Labour’s dedicated and state-funded internet commenters tried to keep it up for the first few weeks of this crisis, hovering over the news portal comments boards and surging in to tell us that there is nothing illegal in setting up a company in Panama, and that it would be bad only if “money is found”. Those of us who live on the internet saw these twin arguments repeated beneath news report after news report across all portals. Then it became obvious that the indefensible couldn’t be defended, and after a brief respite during which they probably went back to the drawing-board to work out what to do next, they were back. And this time, they’re trolls.
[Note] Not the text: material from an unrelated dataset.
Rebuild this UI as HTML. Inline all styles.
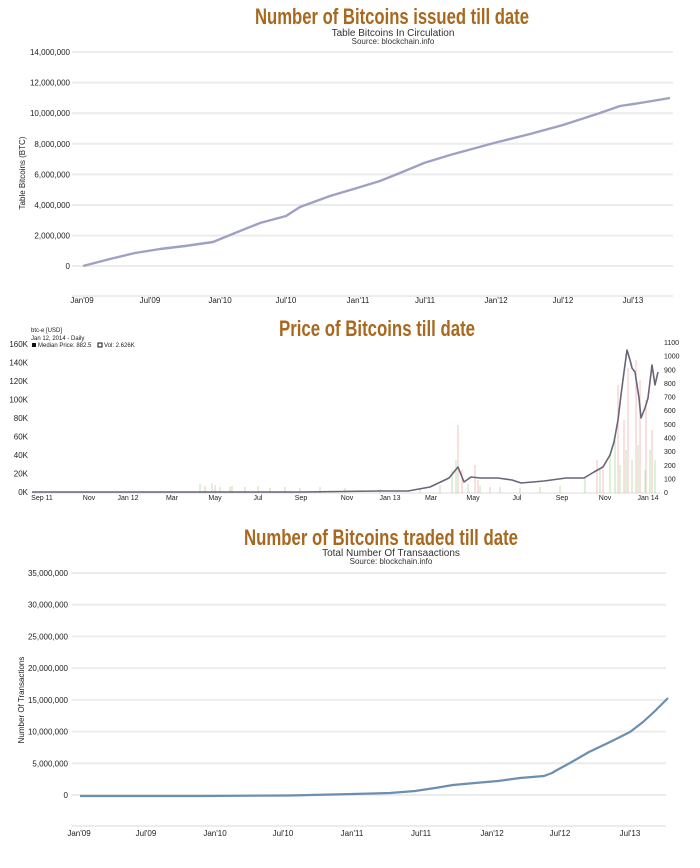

Yes, trolling is the new strategy for the Labour Party’s state-funded internet army. All attempts at persuading people or trying to push forward pro-government arguments have flown out of the window. They have completely given up on that score. Now, what they are doing is sending people in to derail any discussion or debate beneath important stories about government wrong-doing or corruption. This is the way it goes. A news portal publishes a story that reflects badly on the government or people associated with it. The first readers post their comments, expressing their disgust or making some pertinent observation. The Labour trolls swarm in immediately, tackling each commenter with insults or introducing a new topic. Readers become sidetracked and begin focussing on the trolls. The discussion beneath the news story is completely derailed and readers lose sight of what they were discussing, which is the news story that reflects badly on the government.

This tactic began slowly but then became a hurricane, on all news portals. Discussing, on the comments-boards, anything that isn’t great for the government or the Labour Party became impossible. Most of the news portals, bar one, cottoned on relatively quickly and blocked the trolls using the feature available to moderators on the commenting system almost all news portals, and my website, share. The worst of the trolls disappeared from The Malta Independent’s news portal and that of the Times of Malta, though the less aggressive ones, who don’t use bad language and so go undetected, slip through. On my website, they’re banned from the get-go, and do they know it.

A troll, of course, is not somebody who posts a contrary opinion or who disagrees with others. A troll is a commenter whose sole purpose is to derail the discussion and stop or interrupt it, sending it down a different route by provoking people or insulting them to cause an upset. A troll is the equivalent of somebody who walks into a room where people are having a good conversation, and begins hurling bottles about and vomiting over the table so that the conversation stops.

Disqus has now introduced a personal troll-blocking feature which you can use yourself. Where previously you had only ‘flag this comment’, now you also have ‘block this person’. If you click on this, that particular troll will no longer be able to respond to you and you will not see his comments at all (though other people will, unless they block him too). The benefit of this is that when you look at a comments tread that hasn’t been moderated and left open to trolls, you will not see the trolls’ comments and be distracted by them. And that’s a relief for those who don’t wish to be reminded every day that we live on an island replete with medieval villagers.

Good discussions beneath important stories are now driving a lot of site traffic, so it is important – for their own sake – for news portals to keep a close eye on their comments board and weed out anybody who is trying to derail the discussion. There is no point in taking the time to write a good report if the newspaper doesn’t also take the time to do this and allow people to discuss the contents in peace. Though tedious, weeding out trolls is not time wasted. Lively discussions on comments boards are now major attractions for readers. Trolls are there to stop this happening. Get rid of them.